VON DRAUSSEN: Trennende Traditionen
Manche haben haben einen eher negativen Blick aufs seit 181 Jahren ausgetragene Eiswett-Essen. Stört aber niemanden: Sie dürfen eh nicht mitmachen
Am Rande des Stiftungsfests der Eiswette hat das Bremer Friedensforum am Samstag gegen den Afghanistan-Einsatz der Bundeswehr protestiert. Verteidigungsminister Karl-Theodor zu Guttenberg (CSU) war der diesjährige Ehrengast der Eiswettgesellschaft.
Rund 40 Demonstrierende verteilten vor dem Kongresszentrum auf der Bürgerweide einen Flyer an die eintreffenden über 700 "Eiswettgenossen", die Gäste des Stiftungsfests. In diesem "offenen Brief" an zu Guttenberg warf das Friedensforum dem Minister die Absicht vor, auf der Londoner Afghanistan-Konferenz am 28. Januar der von den USA geforderten Vergrößerung des Bundeswehr-Kontingents in Afghanistan zuzustimmen. "Das würde zu einer Eskalierung der kriegerischen Auseinandersetzungen beitragen", hieß es in dem Schreiben weiter. "Eine Abzugsperspektive, von der auch viele CDU/CSU-Politiker schwadronieren" sehe anders aus.
Seit über acht Jahren sei Deutschland am von den USA begonnenen Krieg in Afghanistan beteiligt. Dieser habe "über 300.000 Menschen das Leben gekostet", die Zahl der toten Zivilisten steige von Jahr zu Jahr.
"Wie die Mehrheit der deutschen Bevölkerung und die der Freien Hansestadt Bremen fordern wir den schnellstmöglichen Abzug der Bundeswehrtruppen aus Afghanistan," schloss das Friedensforum.
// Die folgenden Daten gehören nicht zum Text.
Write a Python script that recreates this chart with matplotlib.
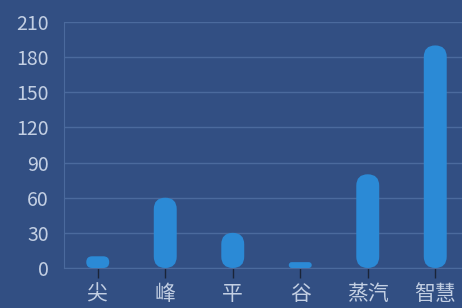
import matplotlib
matplotlib.use("Agg")
import matplotlib.pyplot as plt
from matplotlib.patches import FancyBboxPatch

plt.rcParams['font.family'] = ['Noto Sans CJK SC', 'DejaVu Sans']

# data
categories = ['尖', '峰', '平', '谷', '蒸汽', '智慧']
values = [10, 60, 30, 5, 80, 190]
y_ticks = [0, 30, 60, 90, 120, 150, 180, 210]

bg = '#324f83'
bar_color = '#2b8ad6'
text_color = '#c3cfe3'
grid_color = '#4b6a9d'

fig = plt.figure(figsize=(4.62, 3.08), dpi=100)
fig.patch.set_facecolor(bg)
# axes runs slightly past the right edge, like the cropped original
ax = fig.add_axes([64 / 462, 40 / 308, 405 / 462, 246 / 308])
ax.set_facecolor(bg)

ax.set_xlim(-0.5, len(categories) - 0.5)
ax.set_ylim(0, 210)

# bar shape: capsule, rounding kept circular on screen
bar_w = 0.34
x_px = 405 / len(categories)
y_px = 246 / 210
aspect = x_px / y_px
for i, v in enumerate(values):
    r = min(bar_w / 2, v / aspect / 2)
    p = FancyBboxPatch((i - bar_w / 2, 0), bar_w, v,
                       boxstyle=f"round,pad=0,rounding_size={r}",
                       mutation_aspect=aspect,
                       facecolor=bar_color, edgecolor='none', zorder=3)
    ax.add_patch(p)

ax.set_yticks(y_ticks)
ax.set_yticklabels([str(t) for t in y_ticks])
ax.set_xticks(range(len(categories)))
ax.set_xticklabels(categories)
ax.yaxis.grid(True, color=grid_color, linewidth=1)
ax.set_axisbelow(True)

ax.tick_params(axis='y', length=0, pad=11, labelsize=14, labelcolor=text_color)
ax.tick_params(axis='x', length=7, width=1, color='#1a2438', pad=4,
               labelsize=15, labelcolor=text_color)

for s in ['top', 'right']:
    ax.spines[s].set_visible(False)
ax.spines['left'].set_color(grid_color)
ax.spines['bottom'].set_color(grid_color)

plt.savefig('out.png', dpi=100, facecolor=bg)
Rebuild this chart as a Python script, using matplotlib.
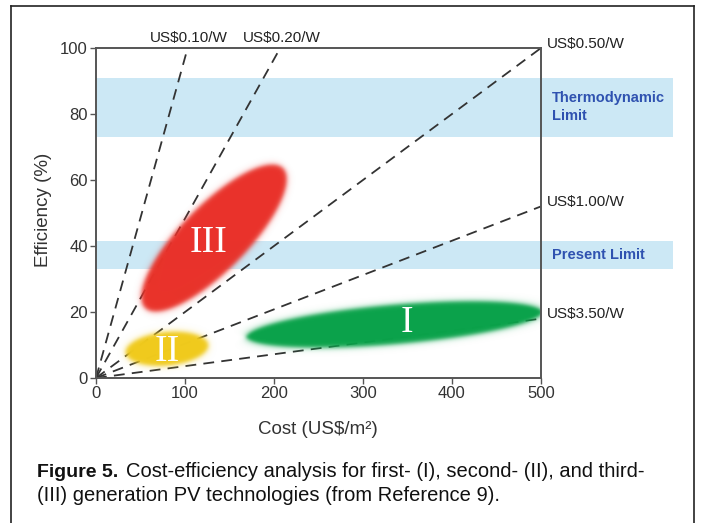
import numpy as np
import matplotlib
matplotlib.use("Agg")
import matplotlib.pyplot as plt
from matplotlib.patches import Rectangle
from matplotlib.lines import Line2D

plt.rcParams['font.family'] = ['Liberation Sans', 'DejaVu Sans']

# price lines (US$/W) drawn from the origin, end points
price_labels = [r'US\$0.10/W', r'US\$0.20/W', r'US\$0.50/W', r'US\$1.00/W', r'US\$3.50/W']
line_end_cost = [103, 207, 500, 500, 500]
line_end_eff = [100, 100, 100, 52, 18]

# limit bands (efficiency %)
band_names = ['Thermodynamic\nLimit', 'Present Limit']
band_low = [73, 33]
band_high = [91, 41.5]

# technology generations: ellipse tips (cost, efficiency)
gen_labels = ['I', 'II', 'III']
gen_tip1_cost = [169, 33, 55]
gen_tip1_eff = [12.4, 7.6, 21.2]
gen_tip2_cost = [502, 126, 210]
gen_tip2_eff = [20.0, 10.0, 63.6]
gen_label_cost = [349, 80, 126]
gen_label_eff = [16.7, 7.9, 40.9]
gen_halfwidth_px = [20, 17, 33]
gen_colors = ['#0aa34b', '#f1cb1c', '#e9322a']

x_ticks = [0, 100, 200, 300, 400, 500]
y_ticks = [0, 20, 40, 60, 80, 100]

W, H = 701, 523
fig = plt.figure(figsize=(W / 100, H / 100), dpi=100)
ax = fig.add_axes([96 / W, 1 - 378 / H, 445 / W, 330 / H])
ax.set_xlim(0, 500)
ax.set_ylim(0, 100)

# outer frame
for xs, ys in [([11, 11], [523, 6]), ([11, 694], [6, 6]), ([694, 694], [6, 523])]:
    fig.add_artist(Line2D([x / W for x in xs], [1 - y / H for y in ys], color='#222', lw=1.2))

# blue bands, running past the right axis
for name, lo, hi in zip(band_names, band_low, band_high):
    ax.add_patch(Rectangle((0, lo), 648, hi - lo, facecolor='#cce8f5', edgecolor='none',
                           clip_on=False, zorder=0))
    ax.annotate(name, xy=(500, (lo + hi) / 2), xytext=(8, 0), textcoords='offset points',
                ha='left', va='center', color='#2f52b0', fontsize=10.5, fontweight='bold',
                linespacing=1.35, annotation_clip=False)

# dashed price lines
for lab, c, e in zip(price_labels, line_end_cost, line_end_eff):
    ax.plot([0, c], [0, e], color='#333', lw=1.3, dashes=(6, 4), zorder=2, clip_on=False)
    if e >= 100 and c < 500:
        ax.annotate(lab, xy=(c, e), xytext=(1, 2.5), textcoords='offset points', ha='center',
                    va='bottom', fontsize=11, color='#222', annotation_clip=False)
    else:
        ax.annotate(lab, xy=(c, e), xytext=(4, 3), textcoords='offset points', ha='left',
                    va='center', fontsize=11, color='#222', annotation_clip=False)

# soft-edged ellipses rendered as an image in data coordinates
px_x = 445 / 500.0
px_y = 330 / 100.0
nx, ny = 890, 660
gx = np.linspace(0, 500, nx)
gy = np.linspace(0, 100, ny)
GX, GY = np.meshgrid(gx, gy)
PX, PY = GX * px_x, GY * px_y
prem = np.zeros((ny, nx, 3))
alpha = np.zeros((ny, nx))
for i in [1, 0, 2]:
    x1, y1 = gen_tip1_cost[i] * px_x, gen_tip1_eff[i] * px_y
    x2, y2 = gen_tip2_cost[i] * px_x, gen_tip2_eff[i] * px_y
    cx, cy = (x1 + x2) / 2, (y1 + y2) / 2
    a = np.hypot(x2 - x1, y2 - y1) / 2
    b = gen_halfwidth_px[i]
    th = np.arctan2(y2 - y1, x2 - x1)
    u = (PX - cx) * np.cos(th) + (PY - cy) * np.sin(th)
    v = -(PX - cx) * np.sin(th) + (PY - cy) * np.cos(th)
    f = (u / a) ** 2 + (v / b) ** 2 - 1
    grad = 2 * np.sqrt((u / a ** 2) ** 2 + (v / b ** 2) ** 2) + 1e-9
    d = np.clip(f / grad, -50, 50)
    al = 1 / (1 + np.exp(d / 1.4))
    rgb = np.array(matplotlib.colors.to_rgb(gen_colors[i]))
    prem = rgb[None, None, :] * al[..., None] + prem * (1 - al[..., None])
    alpha = al + alpha * (1 - al)
img = np.zeros((ny, nx, 4))
safe = np.where(alpha > 1e-6, alpha, 1)
img[..., :3] = np.clip(prem / safe[..., None], 0, 1)
img[..., 3] = alpha
ax.imshow(img, extent=(0, 500, 0, 100), origin='lower', aspect='auto',
          interpolation='bilinear', zorder=3)
ax.set_xlim(0, 500)
ax.set_ylim(0, 100)

for lab, c, e in zip(gen_labels, gen_label_cost, gen_label_eff):
    ax.text(c, e, lab, ha='center', va='center', color='white', fontsize=27,
            family='Liberation Serif', zorder=4)

# axes styling
for s in ax.spines.values():
    s.set_color('#555')
    s.set_linewidth(1.4)
    s.set_zorder(5)
ax.set_xticks(x_ticks)
ax.set_yticks(y_ticks)
ax.tick_params(direction='out', length=4, width=1, color='#555', labelsize=12,
               labelcolor='#333', pad=2)

fig.text(44 / W, 1 - 210 / H, 'Efficiency (%)', rotation=90, ha='center', va='center',
         fontsize=13.5, color='#333')
fig.text(318 / W, 1 - 430 / H, r'Cost (US\$/m²)', ha='center', va='center',
         fontsize=13.5, color='#333')

# caption
fig.canvas.draw()
r = fig.canvas.get_renderer()
t1 = fig.text(37 / W, 1 - 477 / H, 'Figure 5.', fontweight='bold', fontsize=14,
              ha='left', va='baseline', color='#111')
bb = t1.get_window_extent(renderer=r)
fig.text((bb.x1 + 8) / W, 1 - 477 / H,
         'Cost-efficiency analysis for first- (I), second- (II), and third-',
         fontsize=14.5, ha='left', va='baseline', color='#111')
fig.text(37 / W, 1 - 501 / H, '(III) generation PV technologies (from Reference 9).',
         fontsize=14.5, ha='left', va='baseline', color='#111')

fig.savefig('out.png', dpi=100)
Zu Guttenberg solle "dem Druck der US-Regierung nicht nach geben".
Immerhin: Ein Eiswettgenosse blieb bei den frierenden DemonstrantInnen stehen. Er versicherte ihnen, "in der Sache" durchaus ihrer Meinung zu sein. Der Unmut gegenüber der Eiswettgesellschaft sei jedoch nur teilweise berechtigt: Diese hätte nämlich zu Guttenberg eingeladen, als der Verteidigungsminister noch Franz Josef Jung hieß und von der CDU kam. Der CSU-Politiker zu Guttenberg war da gerade ins Amt des Wirtschaftsministers berufen worden.
Tatsächlich hatte das Friedensforum Befremden darüber geäußert, dass innerhalb kurzer Zeit nach zu Guttenbergs Vorgängern Peter Struck und Rudolf Scharping (beide SPD) nun schon zum zweiten Mal binnen weniger Jahre ein Verteidigungsminister die "Rede auf Deutschland und Bremen" halten durfte. Die Rede ist der traditionelle Höhepunkt des Stiftungsfestes.
Bei seiner Rede kritisierte zu Guttenberg mangelnde "Rechtssicherheit" für die deutschen Soldaten. Für ihn sei "unverständlich", dass diese nach Waffeneinsätzen zu befürchten hätten, strafrechtlich verfolgt zu werden.